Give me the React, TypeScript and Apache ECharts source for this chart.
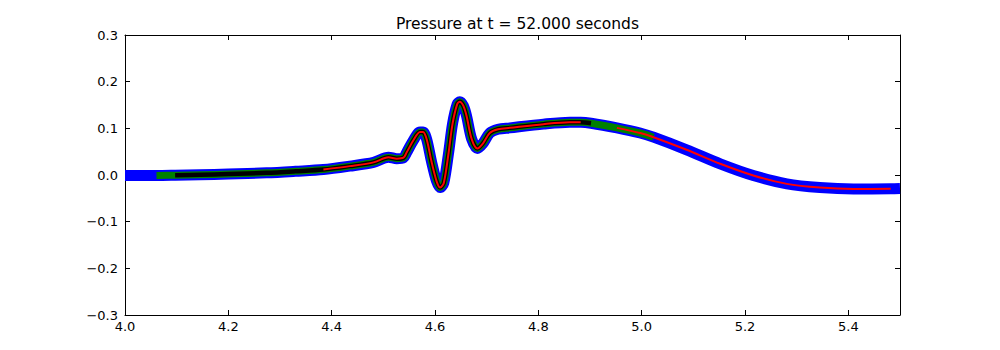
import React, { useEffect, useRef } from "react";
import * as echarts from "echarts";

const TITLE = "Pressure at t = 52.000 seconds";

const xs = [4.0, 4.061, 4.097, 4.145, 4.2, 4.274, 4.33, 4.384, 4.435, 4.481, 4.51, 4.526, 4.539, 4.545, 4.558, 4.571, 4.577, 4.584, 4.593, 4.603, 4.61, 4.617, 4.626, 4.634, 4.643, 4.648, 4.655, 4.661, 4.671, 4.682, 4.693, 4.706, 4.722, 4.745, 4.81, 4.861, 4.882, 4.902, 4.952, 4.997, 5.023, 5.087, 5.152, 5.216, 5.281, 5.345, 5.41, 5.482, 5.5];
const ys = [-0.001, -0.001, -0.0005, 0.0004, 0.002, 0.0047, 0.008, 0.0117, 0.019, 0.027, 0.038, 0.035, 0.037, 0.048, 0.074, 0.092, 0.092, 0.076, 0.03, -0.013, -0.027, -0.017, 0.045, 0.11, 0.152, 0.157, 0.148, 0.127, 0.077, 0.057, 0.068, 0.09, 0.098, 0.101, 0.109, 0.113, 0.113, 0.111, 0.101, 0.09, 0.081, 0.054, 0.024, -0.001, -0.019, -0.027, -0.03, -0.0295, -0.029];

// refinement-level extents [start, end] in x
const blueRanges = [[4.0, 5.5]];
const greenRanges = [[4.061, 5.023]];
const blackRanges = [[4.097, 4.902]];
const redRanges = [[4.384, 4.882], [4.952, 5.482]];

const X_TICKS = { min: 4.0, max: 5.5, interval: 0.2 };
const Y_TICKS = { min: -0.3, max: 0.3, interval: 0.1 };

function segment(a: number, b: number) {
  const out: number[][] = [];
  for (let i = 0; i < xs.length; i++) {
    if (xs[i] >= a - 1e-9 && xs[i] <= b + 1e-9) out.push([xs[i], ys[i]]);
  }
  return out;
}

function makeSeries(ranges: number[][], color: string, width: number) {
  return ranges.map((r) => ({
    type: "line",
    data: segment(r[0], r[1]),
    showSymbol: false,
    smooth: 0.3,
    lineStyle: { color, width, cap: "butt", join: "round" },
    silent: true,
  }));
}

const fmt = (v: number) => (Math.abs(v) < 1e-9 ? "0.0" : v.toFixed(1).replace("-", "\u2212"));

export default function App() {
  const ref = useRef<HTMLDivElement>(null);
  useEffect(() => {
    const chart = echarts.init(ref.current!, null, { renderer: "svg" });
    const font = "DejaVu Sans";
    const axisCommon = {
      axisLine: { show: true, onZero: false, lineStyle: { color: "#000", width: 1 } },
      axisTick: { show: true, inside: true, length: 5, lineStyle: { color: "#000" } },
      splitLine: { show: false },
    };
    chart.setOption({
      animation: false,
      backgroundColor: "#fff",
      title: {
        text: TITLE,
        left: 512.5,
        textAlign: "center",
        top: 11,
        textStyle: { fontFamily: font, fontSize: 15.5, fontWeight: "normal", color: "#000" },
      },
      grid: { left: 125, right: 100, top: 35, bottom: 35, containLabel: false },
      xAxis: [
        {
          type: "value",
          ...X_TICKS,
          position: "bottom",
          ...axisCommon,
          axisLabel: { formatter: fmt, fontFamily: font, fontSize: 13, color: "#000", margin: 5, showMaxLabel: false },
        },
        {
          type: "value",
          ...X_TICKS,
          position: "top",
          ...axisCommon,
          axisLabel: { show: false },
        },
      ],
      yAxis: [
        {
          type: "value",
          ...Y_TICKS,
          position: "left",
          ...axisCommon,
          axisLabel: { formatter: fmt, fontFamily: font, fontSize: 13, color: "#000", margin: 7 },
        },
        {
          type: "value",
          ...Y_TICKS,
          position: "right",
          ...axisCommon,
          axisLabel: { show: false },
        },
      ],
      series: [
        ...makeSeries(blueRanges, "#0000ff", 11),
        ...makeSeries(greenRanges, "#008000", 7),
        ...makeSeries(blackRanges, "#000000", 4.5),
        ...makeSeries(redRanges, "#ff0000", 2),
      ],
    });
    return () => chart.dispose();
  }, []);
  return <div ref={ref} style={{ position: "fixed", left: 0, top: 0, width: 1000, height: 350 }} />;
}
□ □ □
» Task prompt
From the top of the listing above, repeat each line exactly until you reach the line containing "0.3, interval: 0.1", and repeat that one too. Leave the pictures out.

» Written answer
Give me the React, TypeScript and Apache ECharts source for this chart.
import React, { useEffect, useRef } from "react";
import * as echarts from "echarts";

const TITLE = "Pressure at t = 52.000 seconds";

const xs = [4.0, 4.061, 4.097, 4.145, 4.2, 4.274, 4.33, 4.384, 4.435, 4.481, 4.51, 4.526, 4.539, 4.545, 4.558, 4.571, 4.577, 4.584, 4.593, 4.603, 4.61, 4.617, 4.626, 4.634, 4.643, 4.648, 4.655, 4.661, 4.671, 4.682, 4.693, 4.706, 4.722, 4.745, 4.81, 4.861, 4.882, 4.902, 4.952, 4.997, 5.023, 5.087, 5.152, 5.216, 5.281, 5.345, 5.41, 5.482, 5.5];
const ys = [-0.001, -0.001, -0.0005, 0.0004, 0.002, 0.0047, 0.008, 0.0117, 0.019, 0.027, 0.038, 0.035, 0.037, 0.048, 0.074, 0.092, 0.092, 0.076, 0.03, -0.013, -0.027, -0.017, 0.045, 0.11, 0.152, 0.157, 0.148, 0.127, 0.077, 0.057, 0.068, 0.09, 0.098, 0.101, 0.109, 0.113, 0.113, 0.111, 0.101, 0.09, 0.081, 0.054, 0.024, -0.001, -0.019, -0.027, -0.03, -0.0295, -0.029];

// refinement-level extents [start, end] in x
const blueRanges = [[4.0, 5.5]];
const greenRanges = [[4.061, 5.023]];
const blackRanges = [[4.097, 4.902]];
const redRanges = [[4.384, 4.882], [4.952, 5.482]];

const X_TICKS = { min: 4.0, max: 5.5, interval: 0.2 };
const Y_TICKS = { min: -0.3, max: 0.3, interval: 0.1 };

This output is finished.